ごあいさつ

第17回日本がん分子標的治療学会 学術集会
会長 戸井 雅和
京都大学大学院医学研究科
外科学講座 乳腺外科


第17回学術集会を担当させていただく京都大学の戸井雅和でございます。今回このような機会を与えていただき誠にありがとうございます。宮園浩平理事長、曽根三郎前理事長、河野公俊第16回学術集会会長、役員、評議員、会員の方に、心より感謝を申し上げます。

第17回日本がん分子標的治療学会学術集会は2013年6月12日(水)〜14日(金)、国立京都国際会館での開催を予定しております。ご多忙のことと存じますが、ご予定の程、宜しくお願い申し上げます。

分子標的療法は大きな発展のまっただ中にあり、新規の治療標的に対する薬剤、新たな作用機作の薬物、新しい治療コンセプトなどが次々と出てきております。毒性軽減においても進展がみられます。その一方で、ヒトがん細胞の多様性、不安定性は想像以上のもので、非常に不均一、ダイナミックに変化することが分子遺伝子レベルで認識されるようになりました。これは、治療対象の選択、治療の個別化、耐性の克服等を考慮する上で極めて重要であり、治療法の構築、最適化に大きな影響を与えます。腫瘍の生物学的特性と治療に伴う変化の観察、宿主の状態と治療に対する反応の分析は、治療法開発と個別化を進める際に、必須であることを示唆していると思います。
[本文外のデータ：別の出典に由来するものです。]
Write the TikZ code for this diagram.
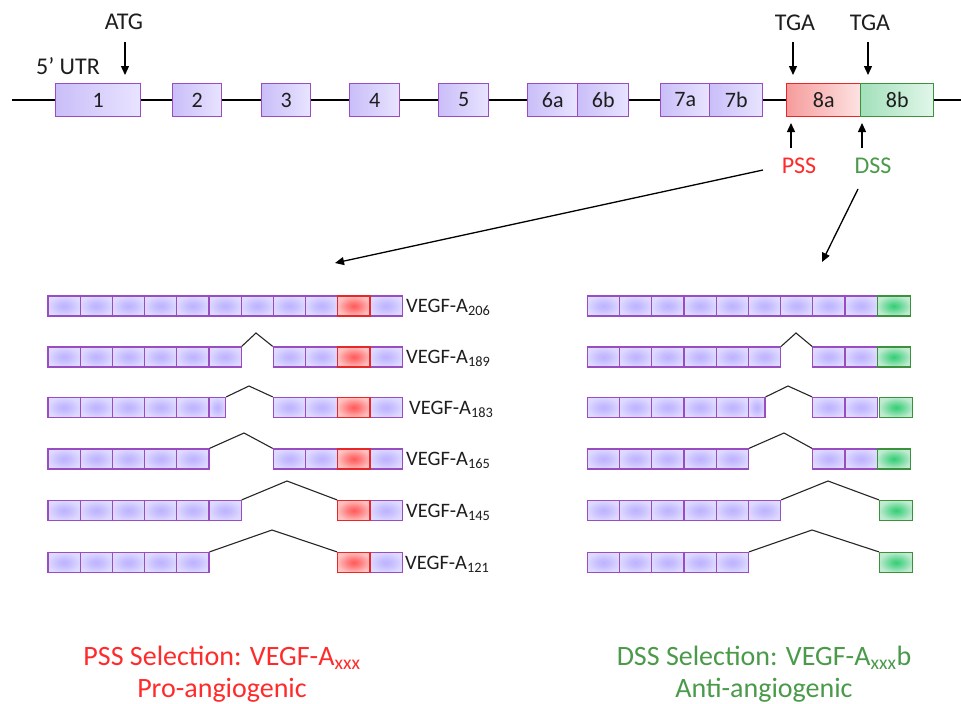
\documentclass[tikz,border=0pt]{standalone}
\usepackage{fontspec}
\setmainfont{Carlito}
\usetikzlibrary{arrows.meta}
\definecolor{exb}{HTML}{9A4CC2}
\definecolor{exL}{HTML}{CABEF8}
\definecolor{exR}{HTML}{E8E4FF}
\definecolor{redb}{HTML}{E82828}
\definecolor{redL}{HTML}{F69C9C}
\definecolor{redR}{HTML}{FDE2E2}
\definecolor{grnb}{HTML}{3C923C}
\definecolor{grnL}{HTML}{A2E0BA}
\definecolor{grnR}{HTML}{E2F6EA}
\definecolor{psstxt}{HTML}{FF2B2B}
\definecolor{dsstxt}{HTML}{4A9A4A}
\definecolor{txt}{HTML}{1E1E1E}
\definecolor{pA}{RGB}{189,179,255}
\definecolor{pB}{RGB}{198,189,255}
\definecolor{pC}{RGB}{222,218,255}
\definecolor{pD}{RGB}{229,226,255}
\definecolor{rA}{RGB}{255,90,90}
\definecolor{rB}{RGB}{255,120,120}
\definecolor{rC}{RGB}{255,192,192}
\definecolor{rD}{RGB}{255,206,206}
\definecolor{gA}{RGB}{52,205,118}
\definecolor{gB}{RGB}{95,215,145}
\definecolor{gC}{RGB}{192,234,208}
\definecolor{gD}{RGB}{206,240,219}
\pgfdeclareradialshading{pcsh}{\pgfpoint{0bp}{0bp}}{%
  color(0bp)=(pA); color(9bp)=(pB); color(26bp)=(pC); color(50bp)=(pD)}
\pgfdeclareradialshading{rcsh}{\pgfpoint{0bp}{0bp}}{%
  color(0bp)=(rA); color(9bp)=(rB); color(26bp)=(rC); color(50bp)=(rD)}
\pgfdeclareradialshading{gcsh}{\pgfpoint{0bp}{0bp}}{%
  color(0bp)=(gA); color(9bp)=(gB); color(26bp)=(gC); color(50bp)=(gD)}
\tikzset{
  exon/.style={draw=exb, line width=1.4pt, left color=exL, right color=exR, minimum height=33pt, inner sep=0pt, anchor=west, text=txt, font=\fontsize{22}{24}\selectfont},
  exred/.style={exon, draw=redb, left color=redL, right color=redR},
  exgrn/.style={exon, draw=grnb, left color=grnL, right color=grnR},
  pc/.style={draw=exb, line width=1.2pt, shading=pcsh, minimum width=32.2pt, minimum height=20pt, inner sep=0pt, anchor=west},
  rc/.style={pc, draw=redb, shading=rcsh},
  gc/.style={pc, draw=grnb, shading=gcsh, minimum width=33pt},
  intron/.style={draw=black!85, line width=1.1pt},
  arr/.style={draw=black, line width=1.3pt, -{Triangle[length=9pt,width=8pt]}},
  toplab/.style={text=txt, font=\fontsize{24}{26}\selectfont},
  vlab/.style={anchor=west, text=txt, font=\fontsize{20.5}{22}\selectfont, inner sep=0pt},
  bottomlab/.style={align=center, font=\fontsize{28}{32}\selectfont}
}
\begin{document}
\begin{tikzpicture}[x=1pt,y=-1pt]
\useasboundingbox[fill=white] (0,0) rectangle (961,704);

% ---------- gene structure ----------
\coordinate (g0) at (12,100);
\coordinate (g1) at (961,100);
\draw[line width=1.2pt] (g0) -- (g1);
\node[exon, minimum width=85pt] (e1) at (55,100) {1};
\node[exon, minimum width=49pt] (e2) at (172,100) {2};
\node[exon, minimum width=49pt] (e3) at (261,100) {3};
\node[exon, minimum width=50pt] (e4) at (349,100) {4};
\node[exon, minimum width=50pt] (e5) at (438,100) {5};
\node[exon, minimum width=50pt] (e6a) at (527,100) {6a};
\node[exon, minimum width=51pt] (e6b) at (577,100) {6b};
\node[exon, minimum width=49pt] (e7a) at (660,100) {7a};
\node[exon, minimum width=53pt] (e7b) at (709,100) {7b};
\node[exred, minimum width=74pt] (e8a) at (786,100) {8a};
\node[exgrn, minimum width=73pt] (e8b) at (860,100) {8b};

\node[toplab] (utr) at (68,66) {5’ UTR};
\node[toplab] (atg) at (124,22) {ATG};
\node[toplab] (tga1) at (795,23) {TGA};
\node[toplab] (tga2) at (870,23) {TGA};
\coordinate (atgS) at (125,42);  \coordinate (atgT) at (125,75);
\coordinate (tga1S) at (793,42); \coordinate (tga1T) at (793,75);
\coordinate (tga2S) at (868,42); \coordinate (tga2T) at (868,75);
\draw[arr] (atgS) -- (atgT);
\draw[arr] (tga1S) -- (tga1T);
\draw[arr] (tga2S) -- (tga2T);

\node[toplab, text=psstxt] (pss) at (799,166) {PSS};
\node[toplab, text=dsstxt] (dss) at (873,166) {DSS};
\coordinate (pssB) at (791,148); \coordinate (pssT) at (791,123);
\coordinate (dssB) at (862,148); \coordinate (dssT) at (862,123);
\draw[arr] (pssB) -- (pssT);
\draw[arr] (dssB) -- (dssT);

\coordinate (pssA) at (763,170); \coordinate (pssZ) at (335,263);
\coordinate (dssA) at (858,189); \coordinate (dssZ) at (822,262);
\draw[arr] (pssA) -- (pssZ);
\draw[arr] (dssA) -- (dssZ);

% ---------- PSS isoforms (left) ----------
% row 1: 206
\foreach \i in {0,...,8,10} \node[pc] (a1-\i) at ({47.3+32.2*\i},306) {};
\node[rc] (a1-9) at ({47.3+32.2*9},306) {};
\node[vlab] (va1) at (406,307) {VEGF-A\textsubscript{206}};
% row 2: 189
\foreach \i in {0,...,5,7,8,10} \node[pc] (a2-\i) at ({47.3+32.2*\i},357) {};
\node[rc] (a2-9) at ({47.3+32.2*9},357) {};
\coordinate (pa2) at (256,333);
\draw[intron] (a2-5.north east) -- (pa2) -- (a2-7.north west);
\node[vlab] (va2) at (406,358) {VEGF-A\textsubscript{189}};
% row 3: 183
\foreach \i in {0,...,4,7,8,10} \node[pc] (a3-\i) at ({47.3+32.2*\i},407.5) {};
\node[pc, minimum width=16.7pt] (a3-5) at ({47.3+32.2*5},407.5) {};
\node[rc] (a3-9) at ({47.3+32.2*9},407.5) {};
\coordinate (pa3) at (249,386);
\draw[intron] (a3-5.north east) -- (pa3) -- (a3-7.north west);
\node[vlab] (va3) at (409,409) {VEGF-A\textsubscript{183}};
% row 4: 165
\foreach \i in {0,...,4,7,8,10} \node[pc] (a4-\i) at ({47.3+32.2*\i},459) {};
\node[rc] (a4-9) at ({47.3+32.2*9},459) {};
\coordinate (pa4) at (244,433);
\draw[intron] (a4-4.north east) -- (pa4) -- (a4-7.north west);
\node[vlab] (va4) at (406,460) {VEGF-A\textsubscript{165}};
% row 5: 145
\foreach \i in {0,...,5,10} \node[pc] (a5-\i) at ({47.3+32.2*\i},510.5) {};
\node[rc] (a5-9) at ({47.3+32.2*9},510.5) {};
\coordinate (pa5) at (287,481);
\draw[intron] (a5-5.north east) -- (pa5) -- (a5-9.north west);
\node[vlab] (va5) at (406,512) {VEGF-A\textsubscript{145}};
% row 6: 121
\foreach \i in {0,...,4,10} \node[pc] (a6-\i) at ({47.3+32.2*\i},562.5) {};
\node[rc] (a6-9) at ({47.3+32.2*9},562.5) {};
\coordinate (pa6) at (272,530);
\draw[intron] (a6-4.north east) -- (pa6) -- (a6-9.north west);
\node[vlab] (va6) at (405,564) {VEGF-A\textsubscript{121}};

% ---------- DSS isoforms (right) ----------
\foreach \i in {0,...,8} \node[pc] (b1-\i) at ({586.7+32.2*\i},306) {};
\node[gc] (b1-9) at (876.7,306) {};
% row 2
\foreach \i in {0,...,5,7,8} \node[pc] (b2-\i) at ({586.7+32.2*\i},357) {};
\node[gc] (b2-9) at (876.7,357) {};
\coordinate (pb2) at (796,333);
\draw[intron] (b2-5.north east) -- (pb2) -- (b2-7.north west);
% row 3
\foreach \i in {0,...,4,7,8} \node[pc] (b3-\i) at ({586.7+32.2*\i},407.5) {};
\node[pc, minimum width=16.7pt] (b3-5) at ({586.7+32.2*5},407.5) {};
\node[gc] (b3-9) at (879,407.5) {};
\coordinate (pb3) at (788,386);
\draw[intron] (b3-5.north east) -- (pb3) -- (b3-7.north west);
% row 4
\foreach \i in {0,...,4,7,8} \node[pc] (b4-\i) at ({586.7+32.2*\i},459) {};
\node[gc] (b4-9) at (876.7,459) {};
\coordinate (pb4) at (784,433);
\draw[intron] (b4-4.north east) -- (pb4) -- (b4-7.north west);
% row 5
\foreach \i in {0,...,5} \node[pc] (b5-\i) at ({586.7+32.2*\i},510.5) {};
\node[gc] (b5-9) at (879,510.5) {};
\coordinate (pb5) at (828,481);
\draw[intron] (b5-5.north east) -- (pb5) -- (b5-9.north west);
% row 6
\foreach \i in {0,...,4} \node[pc] (b6-\i) at ({586.7+32.2*\i},562.5) {};
\node[gc] (b6-9) at (879,562.5) {};
\coordinate (pb6) at (812,530);
\draw[intron] (b6-4.north east) -- (pb6) -- (b6-9.north west);

% ---------- bottom labels ----------
\node[bottomlab, text=psstxt] (psssel) at (222,674) {PSS Selection: VEGF-A\textsubscript{xxx}\\Pro-angiogenic};
\node[bottomlab, text=dsstxt] (dsssel) at (764,674) {DSS Selection: VEGF-A\textsubscript{xxx}b\\Anti-angiogenic};
\end{tikzpicture}
\end{document}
このような観点から、新規治療標的探索、分子標的薬開発の最先端、最前線をレビューしてゆき、それらの可能性、実力や将来性について考えるとともに、現状における課題、unmet needsについても明らかにできればと思っております。また、コンパニオンアッセイ、効果予測、予後予測、毒性の予測、がんの病態、動態の分析など、予測とモニタリングに関する討議を深めたいと思います。

さらに、治療耐性克服のための戦略、複数の標的薬を用いる併用標的療法や、個別化治療の時代における臨床試験の組み方や進め方、解析手法等についても最新情報を得る機会を設けたいと存じます。

創薬、育薬の研究者、臨床試験の専門家、診断、イメージングのエキスパート、分子標的療法の開発に関わる様々な方々が膝を交えて意見交換ができ、若手の研究者医師も気軽に参加できるような場を準備したいと考えています。

四季折々が楽しめる京都ですので、多くの方々にご参集をいただきますよう、お願い申し上げますとともに、参加されたことのない研究者や臨床医の方にもお声がけをいただければ幸甚です。

交流の輪がひろがり、活発な会になるようにつとめてまいりますので、ご指導、ご鞭撻を賜りますよう、何卒よろしくお願い申し上げます。